Stadia Pro – $9.99/month

If you want 4K, HDR, and 5.1 surround sound, you’ll need to pay for their monthly subscription. This price also includes a vague promise of “free games”, starting with Destiny 2 and all the fixin’s, including all DLC up to this point as well as the season pass. You will also get discounts on games you purchase on the Stadia platform, but no word on how much of a discount (expect 10% I’d assume).

Stadia Base – Free

The free, base option only allows for streams up to 1080p, 60FPS, and stereo sound. You don’t get any free games, nor do you get a discount on games you buy on the platform.

Stadia Founders – $120

The Founders Edition is a pre-order package which includes a Chromecast Ultra, a nice blue Stadia controller, 3 months of Pro (and all that entails including Destiny 2), a code to give a friend 3 free months of Pro, a Founder’s Badge, the right to reserve your name ahead of everyone else, and the first crack at the service when they are ready to go live. To break this down, though, a Chromecast Ultra is $70, the presentation video alluded to a Stadia controller being about the same price, and 3 months of Pro is about $30 ($60 if you want to factor in the friend code). Street value is about $200 if you buy the parts individually.


I have experienced Stadia. I have also experienced OnLive, and have tried many in-home point-to-point streaming services, and Stadia was almost a magical experience compared to all of these other options. I have pretty good Internet service which is somewhere between what you’d get from more rural areas and what you get in places where fiber is the norm, so a middling connection is apparently pretty suitable for this service.

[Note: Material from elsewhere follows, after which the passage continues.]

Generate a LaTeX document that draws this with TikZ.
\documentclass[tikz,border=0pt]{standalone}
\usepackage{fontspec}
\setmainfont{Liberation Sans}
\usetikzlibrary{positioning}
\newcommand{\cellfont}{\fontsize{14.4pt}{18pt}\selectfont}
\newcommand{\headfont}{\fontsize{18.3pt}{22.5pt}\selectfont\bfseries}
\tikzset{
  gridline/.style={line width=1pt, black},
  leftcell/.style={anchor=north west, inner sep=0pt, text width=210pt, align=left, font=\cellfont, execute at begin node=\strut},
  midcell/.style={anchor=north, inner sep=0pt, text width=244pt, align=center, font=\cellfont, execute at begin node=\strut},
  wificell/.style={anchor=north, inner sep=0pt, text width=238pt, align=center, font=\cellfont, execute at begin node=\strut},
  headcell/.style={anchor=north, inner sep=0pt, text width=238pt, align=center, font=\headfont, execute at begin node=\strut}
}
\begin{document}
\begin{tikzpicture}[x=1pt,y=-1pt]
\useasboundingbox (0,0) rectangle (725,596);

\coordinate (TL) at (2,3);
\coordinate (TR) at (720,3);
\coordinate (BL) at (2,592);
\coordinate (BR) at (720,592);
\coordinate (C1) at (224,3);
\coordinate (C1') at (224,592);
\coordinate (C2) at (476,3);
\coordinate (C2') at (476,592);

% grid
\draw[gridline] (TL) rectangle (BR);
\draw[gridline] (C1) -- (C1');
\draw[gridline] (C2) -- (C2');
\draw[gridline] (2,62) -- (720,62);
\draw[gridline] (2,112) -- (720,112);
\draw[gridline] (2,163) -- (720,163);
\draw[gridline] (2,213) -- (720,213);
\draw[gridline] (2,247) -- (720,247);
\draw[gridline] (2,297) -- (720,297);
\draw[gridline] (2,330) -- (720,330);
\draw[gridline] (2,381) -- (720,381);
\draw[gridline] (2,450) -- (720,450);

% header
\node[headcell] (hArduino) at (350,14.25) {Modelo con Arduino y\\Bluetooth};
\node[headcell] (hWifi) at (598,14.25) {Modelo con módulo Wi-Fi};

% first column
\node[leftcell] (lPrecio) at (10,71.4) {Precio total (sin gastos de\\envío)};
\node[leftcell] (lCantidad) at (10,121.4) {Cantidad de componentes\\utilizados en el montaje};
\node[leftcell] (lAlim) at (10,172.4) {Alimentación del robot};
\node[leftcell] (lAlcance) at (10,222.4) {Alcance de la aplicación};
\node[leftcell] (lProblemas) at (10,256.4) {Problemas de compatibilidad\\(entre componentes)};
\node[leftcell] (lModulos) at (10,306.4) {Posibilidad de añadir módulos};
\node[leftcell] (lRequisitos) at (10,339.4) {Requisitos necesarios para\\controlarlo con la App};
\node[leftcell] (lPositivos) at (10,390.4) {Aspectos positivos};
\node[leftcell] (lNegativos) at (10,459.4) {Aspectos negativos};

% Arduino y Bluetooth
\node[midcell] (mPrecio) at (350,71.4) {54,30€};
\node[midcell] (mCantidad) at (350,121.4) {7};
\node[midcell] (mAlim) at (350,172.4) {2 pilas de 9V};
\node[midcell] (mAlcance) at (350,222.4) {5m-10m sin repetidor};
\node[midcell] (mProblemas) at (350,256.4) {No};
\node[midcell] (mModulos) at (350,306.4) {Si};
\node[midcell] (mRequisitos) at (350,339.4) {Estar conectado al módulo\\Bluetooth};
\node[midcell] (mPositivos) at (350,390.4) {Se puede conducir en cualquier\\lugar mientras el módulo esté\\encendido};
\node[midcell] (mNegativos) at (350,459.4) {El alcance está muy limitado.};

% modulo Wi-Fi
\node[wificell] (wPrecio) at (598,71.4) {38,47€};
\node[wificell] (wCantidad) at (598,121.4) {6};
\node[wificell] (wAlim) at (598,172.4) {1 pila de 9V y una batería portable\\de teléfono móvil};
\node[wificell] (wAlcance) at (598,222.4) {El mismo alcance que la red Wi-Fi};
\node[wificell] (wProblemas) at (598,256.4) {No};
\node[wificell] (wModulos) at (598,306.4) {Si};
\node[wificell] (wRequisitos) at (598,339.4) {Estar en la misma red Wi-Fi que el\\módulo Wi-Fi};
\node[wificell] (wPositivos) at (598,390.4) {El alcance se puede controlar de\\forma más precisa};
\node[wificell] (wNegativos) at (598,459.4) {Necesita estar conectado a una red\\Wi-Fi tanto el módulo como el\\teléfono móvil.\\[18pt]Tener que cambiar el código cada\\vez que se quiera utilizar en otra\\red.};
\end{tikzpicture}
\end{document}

We only got to play Assassin’s Creed: Odyssey which isn’t super demanding in terms of input, but I never had any problem bashing skulls on account of lag.

I really want to pull the trigger on a Founder’s Edition, but there’s a few things standing in my way.

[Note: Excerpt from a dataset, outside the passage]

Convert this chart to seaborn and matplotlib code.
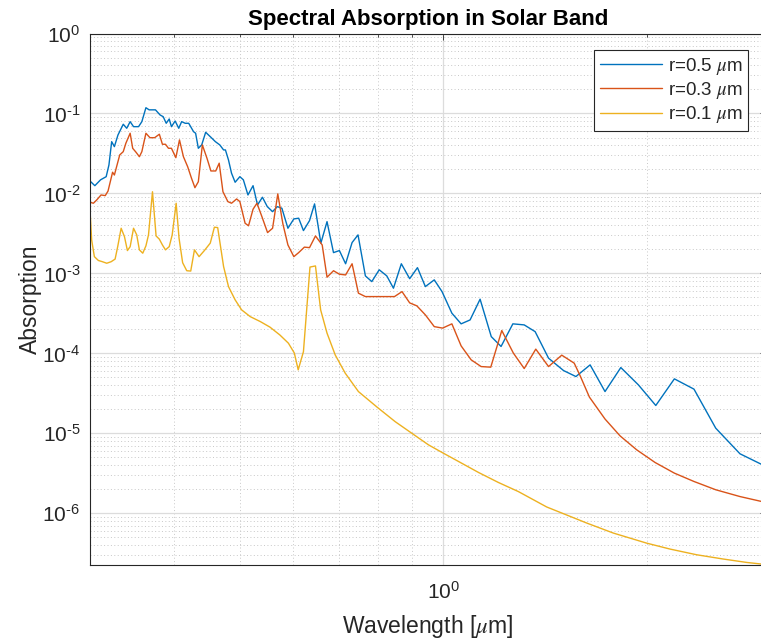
import numpy as np
import pandas as pd
import matplotlib
matplotlib.use("Agg")
import matplotlib.pyplot as plt
import seaborn as sns
from matplotlib.ticker import LogLocator, FuncFormatter, NullFormatter

# Spectral absorption for three particle radii (wavelength in micrometres)
wl_r05 = [0.300, 0.305, 0.311, 0.317, 0.320, 0.323, 0.326, 0.330, 0.336, 0.340,
          0.344, 0.348, 0.354, 0.358, 0.363, 0.367, 0.375, 0.381, 0.385, 0.389,
          0.393, 0.396, 0.401, 0.406, 0.410, 0.415, 0.420, 0.427, 0.430, 0.434,
          0.439, 0.445, 0.452, 0.460, 0.467, 0.473, 0.476, 0.481, 0.486, 0.492,
          0.500, 0.506, 0.514, 0.523, 0.531, 0.540, 0.549, 0.559, 0.568, 0.577,
          0.589, 0.601, 0.611, 0.621, 0.634, 0.645, 0.659, 0.673, 0.688, 0.702,
          0.717, 0.733, 0.748, 0.767, 0.784, 0.804, 0.825, 0.844, 0.867, 0.892,
          0.916, 0.941, 0.970, 0.996, 1.030, 1.063, 1.096, 1.134, 1.178, 1.218,
          1.268, 1.318, 1.368, 1.432, 1.507, 1.572, 1.650, 1.736, 1.832, 1.945,
          2.064, 2.199, 2.351, 2.532, 2.750, 3.000]
abs_r05 = [0.0143, 0.0125, 0.0148, 0.0162, 0.0227, 0.0444, 0.0385, 0.0538, 0.0733, 0.0653,
           0.0790, 0.0684, 0.0684, 0.0790, 0.118, 0.111, 0.111, 0.0957, 0.0912, 0.0754,
           0.0853, 0.0684, 0.0805, 0.0653, 0.0790, 0.0754, 0.0754, 0.0592, 0.0566, 0.0367,
           0.0404, 0.0582, 0.0513, 0.0444, 0.0404, 0.0350, 0.0350, 0.0262, 0.0179, 0.0138,
           0.0162, 0.0148, 0.00957, 0.0125, 0.00718, 0.00896, 0.00684, 0.00592, 0.00684, 0.00653,
           0.00367, 0.00480, 0.00490, 0.00343, 0.00457, 0.00740, 0.00239, 0.00444, 0.00182, 0.00193,
           0.00132, 0.00243, 0.00303, 0.000931, 0.000790, 0.00111, 0.000931, 0.000653, 0.00132, 0.000859,
           0.00118, 0.000684, 0.000830, 0.000592, 0.000318, 0.000234, 0.000262, 0.000476, 0.000162, 0.000122,
           0.000234, 0.000227, 0.000187, 8.71e-5, 6.10e-5, 5.13e-5, 7.18e-5, 3.33e-5, 6.65e-5, 4.04e-5,
           2.23e-5, 4.80e-5, 3.57e-5, 1.16e-5, 5.55e-6, 3.87e-6]

wl_r03 = [0.300, 0.3035, 0.307, 0.3115, 0.316, 0.319, 0.324, 0.326, 0.332, 0.336,
          0.339, 0.344, 0.347, 0.351, 0.355, 0.358, 0.363, 0.368, 0.374, 0.380,
          0.384, 0.388, 0.392, 0.396, 0.402, 0.407, 0.4125, 0.4185, 0.424, 0.429,
          0.434, 0.440, 0.447, 0.453, 0.4605, 0.466, 0.472, 0.480, 0.486, 0.4945,
          0.500, 0.509, 0.515, 0.523, 0.530, 0.539, 0.5495, 0.559, 0.569, 0.579,
          0.589, 0.601, 0.611, 0.623, 0.634, 0.647, 0.662, 0.673, 0.688, 0.702,
          0.717, 0.733, 0.749, 0.767, 0.789, 0.825, 0.847, 0.869, 0.892, 0.914,
          0.941, 0.970, 0.998, 1.030, 1.063, 1.100, 1.138, 1.176, 1.221, 1.270,
          1.318, 1.371, 1.432, 1.498, 1.563, 1.595, 1.646, 1.736, 1.827, 1.934,
          2.059, 2.199, 2.351, 2.532, 2.750, 3.000]
abs_r03 = [0.00776, 0.00754, 0.00830, 0.00957, 0.00939, 0.0107, 0.0184, 0.0170, 0.0303, 0.0333,
           0.0424, 0.0566, 0.0367, 0.0327, 0.0288, 0.0333, 0.0566, 0.0498, 0.0498, 0.0550,
           0.0412, 0.0412, 0.0367, 0.0367, 0.0280, 0.0467, 0.0288, 0.0216, 0.0155, 0.0118,
           0.0140, 0.0404, 0.0275, 0.0191, 0.0191, 0.0239, 0.0105, 0.00790, 0.00754, 0.00853,
           0.00790, 0.00424, 0.00394, 0.00635, 0.00754, 0.00513, 0.00324, 0.00367, 0.00986, 0.00416,
           0.00227, 0.00162, 0.00182, 0.00213, 0.00210, 0.00294, 0.00227, 0.000896, 0.00108, 0.000977,
           0.000957, 0.00132, 0.000566, 0.000513, 0.000513, 0.000513, 0.000513, 0.000592, 0.000428, 0.000393,
           0.000303, 0.000216, 0.000207, 0.000234, 0.000124, 8.30e-5, 6.84e-5, 6.72e-5, 0.000193, 0.000101,
           6.46e-5, 0.000113, 6.84e-5, 9.50e-5, 7.54e-5, 5.24e-5, 2.84e-5, 1.51e-5, 9.31e-6, 6.22e-6,
           4.32e-6, 3.18e-6, 2.50e-6, 1.97e-6, 1.62e-6, 1.37e-6]

wl_r01 = [0.300, 0.3017, 0.3045, 0.3087, 0.313, 0.3176, 0.3224, 0.3268, 0.3297, 0.3336,
          0.3374, 0.3408, 0.344, 0.348, 0.3518, 0.355, 0.3591, 0.363, 0.3662, 0.3712,
          0.3758, 0.380, 0.384, 0.388, 0.393, 0.397, 0.4024, 0.4064, 0.4114, 0.4172,
          0.4229, 0.4283, 0.4351, 0.443, 0.452, 0.4584, 0.4636, 0.473, 0.481, 0.492,
          0.503, 0.518, 0.536, 0.554, 0.573, 0.590, 0.602, 0.610, 0.621, 0.635,
          0.647, 0.6585, 0.673, 0.692, 0.716, 0.749, 0.798, 0.849, 0.901, 0.951,
          1.000, 1.054, 1.128, 1.207, 1.292, 1.423, 1.632, 1.786, 2.000, 2.167,
          2.373, 2.598, 2.814, 3.000]
abs_r01 = [0.00622, 0.00262, 0.00162, 0.00145, 0.00140, 0.00134, 0.00140, 0.00151, 0.00216, 0.00367,
           0.00288, 0.00193, 0.00216, 0.00367, 0.00303, 0.00197, 0.00179, 0.00221, 0.00303, 0.0105,
           0.00294, 0.00268, 0.00227, 0.00197, 0.00216, 0.00303, 0.00754, 0.00275, 0.00136, 0.00108,
           0.00107, 0.00197, 0.00162, 0.00193, 0.00239, 0.00378, 0.00374, 0.00122, 0.000684, 0.000467,
           0.000350, 0.000288, 0.000250, 0.000213, 0.000170, 0.000134, 0.000101, 6.22e-5, 0.000105, 0.00120,
           0.00124, 0.000350, 0.000179, 9.57e-5, 5.66e-5, 3.33e-5, 2.13e-5, 1.40e-5, 9.86e-6, 7.18e-6,
           5.66e-6, 4.44e-6, 3.24e-6, 2.43e-6, 1.87e-6, 1.20e-6, 7.54e-7, 5.66e-7, 4.24e-7, 3.57e-7,
           3.03e-7, 2.68e-7, 2.43e-7, 2.29e-7]

radius_labels = [r"r=0.5 $\mu$m", r"r=0.3 $\mu$m", r"r=0.1 $\mu$m"]
line_colors = ["#0072BD", "#D95319", "#EDB120"]

frames = []
for lab, wl, ab in zip(radius_labels, [wl_r05, wl_r03, wl_r01], [abs_r05, abs_r03, abs_r01]):
    frames.append(pd.DataFrame({"Wavelength": wl, "Absorption": ab, "radius": lab}))
df = pd.concat(frames, ignore_index=True)

sns.set_style("white")
plt.rcParams["font.family"] = ["Liberation Sans", "DejaVu Sans"]
plt.rcParams["mathtext.fontset"] = "stix"


def decade_label(value, pos):
    """Power-of-ten label with a short hyphen as the exponent sign."""
    exp = int(round(np.log10(value)))
    sign = "\u2010" if exp < 0 else ""
    return r"$\mathdefault{10^{%s%d}}$" % (sign, abs(exp))


ink = "#262626"
fig = plt.figure(figsize=(7.61, 6.43), dpi=100)
ax = fig.add_axes([90 / 761, (643 - 564.5) / 643, 675.5 / 761, 531 / 643])
ax.set_xscale("log")
ax.set_yscale("log")

sns.lineplot(data=df, x="Wavelength", y="Absorption", hue="radius",
             hue_order=radius_labels, palette=line_colors, estimator=None,
             sort=False, linewidth=1.0, ax=ax)

ax.set_xlim(0.3, 3.0)
ax.set_ylim(min(abs_r01), 1.0)

ax.xaxis.set_major_locator(LogLocator(base=10, numticks=10))
ax.xaxis.set_minor_locator(LogLocator(base=10, subs=np.arange(2, 10), numticks=30))
ax.yaxis.set_major_locator(LogLocator(base=10, numticks=15))
ax.yaxis.set_minor_locator(LogLocator(base=10, subs=np.arange(2, 10), numticks=60))
ax.xaxis.set_major_formatter(FuncFormatter(decade_label))
ax.yaxis.set_major_formatter(FuncFormatter(decade_label))
ax.xaxis.set_minor_formatter(NullFormatter())
ax.yaxis.set_minor_formatter(NullFormatter())

ax.grid(True, which="major", color="#dcdcdc", linewidth=0.9, linestyle="-")
ax.grid(True, which="minor", color="#c8c8c8", linewidth=0.7, linestyle=(0, (1, 2.5)))
ax.set_axisbelow(True)

ax.tick_params(which="both", direction="in", top=True, right=True,
               color=ink, labelcolor=ink, width=0.6)
ax.tick_params(which="major", length=4, labelsize=15)
ax.tick_params(which="minor", length=2.2)
ax.tick_params(axis="y", which="major", pad=7)
ax.tick_params(axis="x", which="major", pad=12)
for sp in ax.spines.values():
    sp.set_color(ink)
    sp.set_linewidth(0.8)

ax.set_title("Spectral Absorption in Solar Band", fontsize=16, fontweight="bold",
             color="black", pad=6)
ax.set_xlabel(r"Wavelength [$\mu$m]", fontsize=16.5, color=ink, labelpad=7)
ax.set_ylabel("Absorption", fontsize=16.5, color=ink, labelpad=0)

handles, labs = ax.get_legend_handles_labels()
leg = ax.legend(handles, labs, loc="upper right", bbox_to_anchor=(0.974, 0.969),
                borderaxespad=0, fontsize=13.5, frameon=True, fancybox=False,
                framealpha=1, edgecolor=ink, handlelength=3.3, handletextpad=0.32,
                labelspacing=0.18, borderpad=0.3)
leg.get_frame().set_linewidth(0.8)

fig.savefig("out.png", dpi=100)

First is that I’ve been here before in more than one dimension. I bought into OnLive and that tanked. I was also a heavy user of several Google services that got closed down, like Wave, Reader, Messenger, and Plus. On the other hand, I am using their cell phone service, so I’m really caught between a rock and a hot-plate on this. If the service stays above water, it’ll continue on, but it seems like Google is prone to rapid decommissioning whenever they see their shadow.

Second and more importantly is that Stadia games are locked to Stadia’s platform. If the service tanks, those games are gone for good. In the best case scenario Google would partner with a fallout-platform to transfer rights somewhere else (we did get a free copy of Assassin’s Creed: Odyssey for the earlier test that we could “keep”), but that would be an unprecedented act of goodwill on everyone’s part that I just don’t think humanity is ready to enact. Stadia would never be Google’s bread and butter, so they will only operate this service until they decided it’s no longer in their best interest to do so, and with the closure goes all of the money thrown into the service (as well as access to the games we might be playing at the time).

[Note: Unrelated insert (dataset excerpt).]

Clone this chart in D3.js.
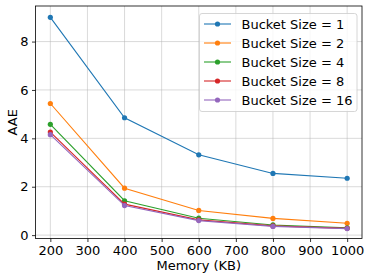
<!DOCTYPE html>
<html><head><meta charset="utf-8">
<script src="https://cdn.jsdelivr.net/npm/d3@7"></script>
<style>body{margin:0;background:#fff}svg{display:block}text{font-family:"DejaVu Sans",sans-serif}</style>
</head><body>
<svg id="c" width="374" height="280"></svg>
<script>
const memory = [200, 400, 600, 800, 1000];
const seriesNames = ["Bucket Size = 1", "Bucket Size = 2", "Bucket Size = 4", "Bucket Size = 8", "Bucket Size = 16"];
const bucket1 = [9.0, 4.85, 3.32, 2.55, 2.35];
const bucket2 = [5.44, 1.94, 1.02, 0.69, 0.49];
const bucket4 = [4.58, 1.42, 0.70, 0.42, 0.30];
const bucket8 = [4.26, 1.28, 0.63, 0.38, 0.28];
const bucket16 = [4.15, 1.22, 0.60, 0.36, 0.27];
const xTicks = [200, 300, 400, 500, 600, 700, 800, 900, 1000];
const yTicks = [0, 2, 4, 6, 8];
const colors = ["#1f77b4", "#ff7f0e", "#2ca02c", "#d62728", "#9467bd"];
const allSeries = [bucket1, bucket2, bucket4, bucket8, bucket16];

const svg = d3.select("#c");
const L = 35.5, R = 362, T = 6, B = 238.5;
const x = d3.scaleLinear().domain([160, 1040]).range([L, R]);
const y = d3.scaleLinear().domain([-0.14, 9.47]).range([B, T]);

// grid
svg.append("g").selectAll("line").data(xTicks).join("line")
  .attr("x1", d => x(d)).attr("x2", d => x(d)).attr("y1", T).attr("y2", B)
  .attr("stroke", "#b0b0b0").attr("stroke-opacity", 0.6).attr("stroke-width", 0.8);
svg.append("g").selectAll("line").data(yTicks).join("line")
  .attr("y1", d => y(d)).attr("y2", d => y(d)).attr("x1", L).attr("x2", R)
  .attr("stroke", "#b0b0b0").attr("stroke-opacity", 0.6).attr("stroke-width", 0.8);

// axes
const xa = svg.append("g").attr("transform", `translate(0,${B})`)
  .call(d3.axisBottom(x).tickValues(xTicks).tickFormat(d3.format("d")).tickSize(3.5).tickPadding(3.5));
const ya = svg.append("g").attr("transform", `translate(${L},0)`)
  .call(d3.axisLeft(y).tickValues(yTicks).tickFormat(d3.format("d")).tickSize(3.5).tickPadding(3.5));
[xa, ya].forEach(a => {
  a.select(".domain").remove();
  a.selectAll("text").attr("font-size", 13).attr("fill", "#000").attr("font-family", "DejaVu Sans");
  a.selectAll("line").attr("stroke", "#000").attr("stroke-width", 0.8);
});
svg.append("rect").attr("x", L).attr("y", T).attr("width", R - L).attr("height", B - T)
  .attr("fill", "none").attr("stroke", "#000").attr("stroke-width", 0.8);

// lines
const line = d3.line().x((d, i) => x(memory[i])).y(d => y(d));
allSeries.forEach((s, k) => {
  const g = svg.append("g");
  g.append("path").datum(s).attr("d", line).attr("fill", "none")
    .attr("stroke", colors[k]).attr("stroke-width", 1.1);
  g.selectAll("circle").data(s).join("circle")
    .attr("cx", (d, i) => x(memory[i])).attr("cy", d => y(d)).attr("r", 2.6)
    .attr("fill", colors[k]);
});

// legend
const lg = svg.append("g");
lg.append("rect").attr("x", 199.5).attr("y", 13.5).attr("width", 157.5).attr("height", 98)
  .attr("rx", 2.5).attr("fill", "#fff").attr("fill-opacity", 0.8)
  .attr("stroke", "#cccccc").attr("stroke-width", 0.8);
seriesNames.forEach((n, k) => {
  const yy = 24 + k * 19;
  lg.append("line").attr("x1", 204).attr("x2", 231).attr("y1", yy).attr("y2", yy)
    .attr("stroke", colors[k]).attr("stroke-width", 1.1);
  lg.append("circle").attr("cx", 217.5).attr("cy", yy).attr("r", 2.6).attr("fill", colors[k]);
  lg.append("text").attr("x", 241.5).attr("y", yy).attr("dy", "0.36em")
    .attr("font-size", 13).attr("fill", "#000").text(n);
});

// labels
svg.append("text").attr("x", (L + R) / 2).attr("y", 269.5).attr("text-anchor", "middle")
  .attr("font-size", 13).text("Memory (KB)");
svg.append("text").attr("transform", `translate(17,${(T + B) / 2}) rotate(-90)`)
  .attr("text-anchor", "middle").attr("font-size", 13).text("AAE");
</script>
</body></html>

Third is that in order for Stadia to succeed, people have to believe in it, and judging by the reactions to the naming ceremony earlier in the year, and the reactions I’m seeing on Twitter today, that outcome is completely up in the air. The promise of low-to-no-latency streaming is a heady one, and as mentioned, those who have tried have failed. Google does have everything OnLive doesn’t, especially the smartest people and the largest infrastructure, so aside from Microsoft and Sony, Google would be the one company I’d name who might be able to make it work. Considering my personal experience, it does work, but you can’t convince an angry Internet mob who’s content with their own self-satisfaction that because it never has been done it never will be done. To prevent Google from killing Stadia a few years down the road, it needs to convince people that it works and that it works well. That means, obviously, that it has to work well for everyone, or the bulk of users who try it across different speeds and configurations. That there’s a free tier is good, but that free tier needs something to allow potential users to kick the tires. We all know there’s a contingent of YouTubers out there who are already editing their “Here’s why Stadia will fail” videos which will only steel an already skeptical population against the service before they can even be persuaded to try it themselves. People need a no-risk option to take the service for a spin so they can see for themselves, and that’s the only way Stadia is going to convince gamers that the service is a viable player in the space.

I’ve typed this up several times now and to be honest, each one has been in an attempt to give myself wiggle room should I cave and buy the Founder’s Edition, but I’ve reached the last paragraph and the song remains the same: I’ll try Stadia when it launches, but I’ve been burned before by services like this. I need to see that Stadia has a chance in the court of public opinion so I know that its safe to actually buy games on that platform.